• [SUPPLIED DATA]:
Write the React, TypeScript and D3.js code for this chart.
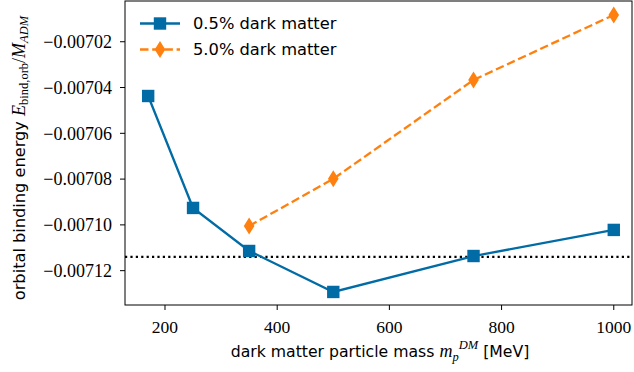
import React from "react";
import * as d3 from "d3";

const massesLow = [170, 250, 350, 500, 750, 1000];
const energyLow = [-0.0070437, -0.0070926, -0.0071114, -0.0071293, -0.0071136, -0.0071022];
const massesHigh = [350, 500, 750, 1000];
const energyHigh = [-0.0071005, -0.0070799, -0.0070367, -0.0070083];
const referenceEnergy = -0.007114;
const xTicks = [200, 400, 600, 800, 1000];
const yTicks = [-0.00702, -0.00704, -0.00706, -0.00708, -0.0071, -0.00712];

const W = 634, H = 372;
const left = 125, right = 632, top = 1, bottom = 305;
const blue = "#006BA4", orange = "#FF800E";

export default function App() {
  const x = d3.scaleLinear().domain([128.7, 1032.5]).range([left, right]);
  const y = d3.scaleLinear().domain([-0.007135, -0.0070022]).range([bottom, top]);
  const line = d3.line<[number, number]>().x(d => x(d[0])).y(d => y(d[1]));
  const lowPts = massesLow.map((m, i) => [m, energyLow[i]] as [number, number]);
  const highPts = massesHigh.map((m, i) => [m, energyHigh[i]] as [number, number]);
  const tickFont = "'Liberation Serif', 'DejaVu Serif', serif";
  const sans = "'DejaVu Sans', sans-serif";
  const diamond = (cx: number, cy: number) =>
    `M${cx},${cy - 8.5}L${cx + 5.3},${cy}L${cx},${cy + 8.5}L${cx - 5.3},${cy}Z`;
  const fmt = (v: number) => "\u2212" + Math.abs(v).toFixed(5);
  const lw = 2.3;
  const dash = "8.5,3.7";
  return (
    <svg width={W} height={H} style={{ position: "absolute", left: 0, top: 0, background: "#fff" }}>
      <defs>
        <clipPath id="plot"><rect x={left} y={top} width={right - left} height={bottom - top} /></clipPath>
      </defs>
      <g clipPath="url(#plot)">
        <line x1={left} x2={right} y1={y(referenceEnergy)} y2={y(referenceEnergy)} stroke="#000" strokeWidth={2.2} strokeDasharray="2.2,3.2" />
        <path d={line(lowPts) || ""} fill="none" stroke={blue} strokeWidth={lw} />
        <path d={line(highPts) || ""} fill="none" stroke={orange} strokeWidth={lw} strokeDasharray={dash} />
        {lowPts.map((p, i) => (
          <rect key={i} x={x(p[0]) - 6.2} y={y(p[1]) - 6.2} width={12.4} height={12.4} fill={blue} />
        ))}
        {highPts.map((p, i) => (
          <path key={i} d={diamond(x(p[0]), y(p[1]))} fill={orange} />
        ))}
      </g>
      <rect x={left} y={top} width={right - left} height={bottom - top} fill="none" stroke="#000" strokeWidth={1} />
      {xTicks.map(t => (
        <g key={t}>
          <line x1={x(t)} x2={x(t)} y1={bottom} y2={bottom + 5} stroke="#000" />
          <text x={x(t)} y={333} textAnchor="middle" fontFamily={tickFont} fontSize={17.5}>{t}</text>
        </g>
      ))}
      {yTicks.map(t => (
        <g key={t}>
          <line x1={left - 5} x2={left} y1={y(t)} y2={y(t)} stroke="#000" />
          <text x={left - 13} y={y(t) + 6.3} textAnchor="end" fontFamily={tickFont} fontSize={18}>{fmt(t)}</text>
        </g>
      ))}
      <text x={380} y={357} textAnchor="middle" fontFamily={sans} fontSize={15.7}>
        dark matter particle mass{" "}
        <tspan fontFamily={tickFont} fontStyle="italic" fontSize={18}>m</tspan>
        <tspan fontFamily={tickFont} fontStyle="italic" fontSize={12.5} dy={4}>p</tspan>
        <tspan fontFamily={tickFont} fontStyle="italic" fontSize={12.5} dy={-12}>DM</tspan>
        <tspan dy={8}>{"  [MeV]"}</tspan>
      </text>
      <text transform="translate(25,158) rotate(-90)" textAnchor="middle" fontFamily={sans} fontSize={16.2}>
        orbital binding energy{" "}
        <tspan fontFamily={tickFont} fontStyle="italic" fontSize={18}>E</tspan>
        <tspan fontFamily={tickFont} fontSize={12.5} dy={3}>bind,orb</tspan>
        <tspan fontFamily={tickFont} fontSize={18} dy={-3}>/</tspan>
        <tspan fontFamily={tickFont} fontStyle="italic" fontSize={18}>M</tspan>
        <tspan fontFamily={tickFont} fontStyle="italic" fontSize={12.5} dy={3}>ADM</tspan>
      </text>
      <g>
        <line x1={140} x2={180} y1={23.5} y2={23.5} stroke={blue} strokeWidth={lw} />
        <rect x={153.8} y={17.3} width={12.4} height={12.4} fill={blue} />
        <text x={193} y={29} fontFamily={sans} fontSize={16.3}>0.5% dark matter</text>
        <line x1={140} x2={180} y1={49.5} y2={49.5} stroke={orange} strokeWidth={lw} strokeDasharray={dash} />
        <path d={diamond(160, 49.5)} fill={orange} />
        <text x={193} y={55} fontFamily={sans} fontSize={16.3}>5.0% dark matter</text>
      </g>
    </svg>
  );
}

• [GIVEN REQUEST]:
The material above holds pictures; copy everything else in it exactly.

• [WRITTEN ANSWER]:
Write the React, TypeScript and D3.js code for this chart.
import React from "react";
import * as d3 from "d3";

const massesLow = [170, 250, 350, 500, 750, 1000];
const energyLow = [-0.0070437, -0.0070926, -0.0071114, -0.0071293, -0.0071136, -0.0071022];
const massesHigh = [350, 500, 750, 1000];
const energyHigh = [-0.0071005, -0.0070799, -0.0070367, -0.0070083];
const referenceEnergy = -0.007114;
const xTicks = [200, 400, 600, 800, 1000];
const yTicks = [-0.00702, -0.00704, -0.00706, -0.00708, -0.0071, -0.00712];

const W = 634, H = 372;
const left = 125, right = 632, top = 1, bottom = 305;
const blue = "#006BA4", orange = "#FF800E";

export default function App() {
  const x = d3.scaleLinear().domain([128.7, 1032.5]).range([left, right]);
  const y = d3.scaleLinear().domain([-0.007135, -0.0070022]).range([bottom, top]);
  const line = d3.line<[number, number]>().x(d => x(d[0])).y(d => y(d[1]));
  const lowPts = massesLow.map((m, i) => [m, energyLow[i]] as [number, number]);
  const highPts = massesHigh.map((m, i) => [m, energyHigh[i]] as [number, number]);
  const tickFont = "'Liberation Serif', 'DejaVu Serif', serif";
  const sans = "'DejaVu Sans', sans-serif";
  const diamond = (cx: number, cy: number) =>
    `M${cx},${cy - 8.5}L${cx + 5.3},${cy}L${cx},${cy + 8.5}L${cx - 5.3},${cy}Z`;
  const fmt = (v: number) => "\u2212" + Math.abs(v).toFixed(5);
  const lw = 2.3;
  const dash = "8.5,3.7";
  return (
    <svg width={W} height={H} style={{ position: "absolute", left: 0, top: 0, background: "#fff" }}>
      <defs>
        <clipPath id="plot"><rect x={left} y={top} width={right - left} height={bottom - top} /></clipPath>
      </defs>
      <g clipPath="url(#plot)">
        <line x1={left} x2={right} y1={y(referenceEnergy)} y2={y(referenceEnergy)} stroke="#000" strokeWidth={2.2} strokeDasharray="2.2,3.2" />
        <path d={line(lowPts) || ""} fill="none" stroke={blue} strokeWidth={lw} />
        <path d={line(highPts) || ""} fill="none" stroke={orange} strokeWidth={lw} strokeDasharray={dash} />
        {lowPts.map((p, i) => (
          <rect key={i} x={x(p[0]) - 6.2} y={y(p[1]) - 6.2} width={12.4} height={12.4} fill={blue} />
        ))}
        {highPts.map((p, i) => (
          <path key={i} d={diamond(x(p[0]), y(p[1]))} fill={orange} />
        ))}
      </g>
      <rect x={left} y={top} width={right - left} height={bottom - top} fill="none" stroke="#000" strokeWidth={1} />
      {xTicks.map(t => (
        <g key={t}>
          <line x1={x(t)} x2={x(t)} y1={bottom} y2={bottom + 5} stroke="#000" />
          <text x={x(t)} y={333} textAnchor="middle" fontFamily={tickFont} fontSize={17.5}>{t}</text>
        </g>
      ))}
      {yTicks.map(t => (
        <g key={t}>
          <line x1={left - 5} x2={left} y1={y(t)} y2={y(t)} stroke="#000" />
          <text x={left - 13} y={y(t) + 6.3} textAnchor="end" fontFamily={tickFont} fontSize={18}>{fmt(t)}</text>
        </g>
      ))}
      <text x={380} y={357} textAnchor="middle" fontFamily={sans} fontSize={15.7}>
        dark matter particle mass{" "}
        <tspan fontFamily={tickFont} fontStyle="italic" fontSize={18}>m</tspan>
        <tspan fontFamily={tickFont} fontStyle="italic" fontSize={12.5} dy={4}>p</tspan>
        <tspan fontFamily={tickFont} fontStyle="italic" fontSize={12.5} dy={-12}>DM</tspan>
        <tspan dy={8}>{"  [MeV]"}</tspan>
      </text>
      <text transform="translate(25,158) rotate(-90)" textAnchor="middle" fontFamily={sans} fontSize={16.2}>
        orbital binding energy{" "}
        <tspan fontFamily={tickFont} fontStyle="italic" fontSize={18}>E</tspan>
        <tspan fontFamily={tickFont} fontSize={12.5} dy={3}>bind,orb</tspan>
        <tspan fontFamily={tickFont} fontSize={18} dy={-3}>/</tspan>
        <tspan fontFamily={tickFont} fontStyle="italic" fontSize={18}>M</tspan>
        <tspan fontFamily={tickFont} fontStyle="italic" fontSize={12.5} dy={3}>ADM</tspan>
      </text>
      <g>
        <line x1={140} x2={180} y1={23.5} y2={23.5} stroke={blue} strokeWidth={lw} />
        <rect x={153.8} y={17.3} width={12.4} height={12.4} fill={blue} />
        <text x={193} y={29} fontFamily={sans} fontSize={16.3}>0.5% dark matter</text>
        <line x1={140} x2={180} y1={49.5} y2={49.5} stroke={orange} strokeWidth={lw} strokeDasharray={dash} />
        <path d={diamond(160, 49.5)} fill={orange} />
        <text x={193} y={55} fontFamily={sans} fontSize={16.3}>5.0% dark matter</text>
      </g>
    </svg>
  );
}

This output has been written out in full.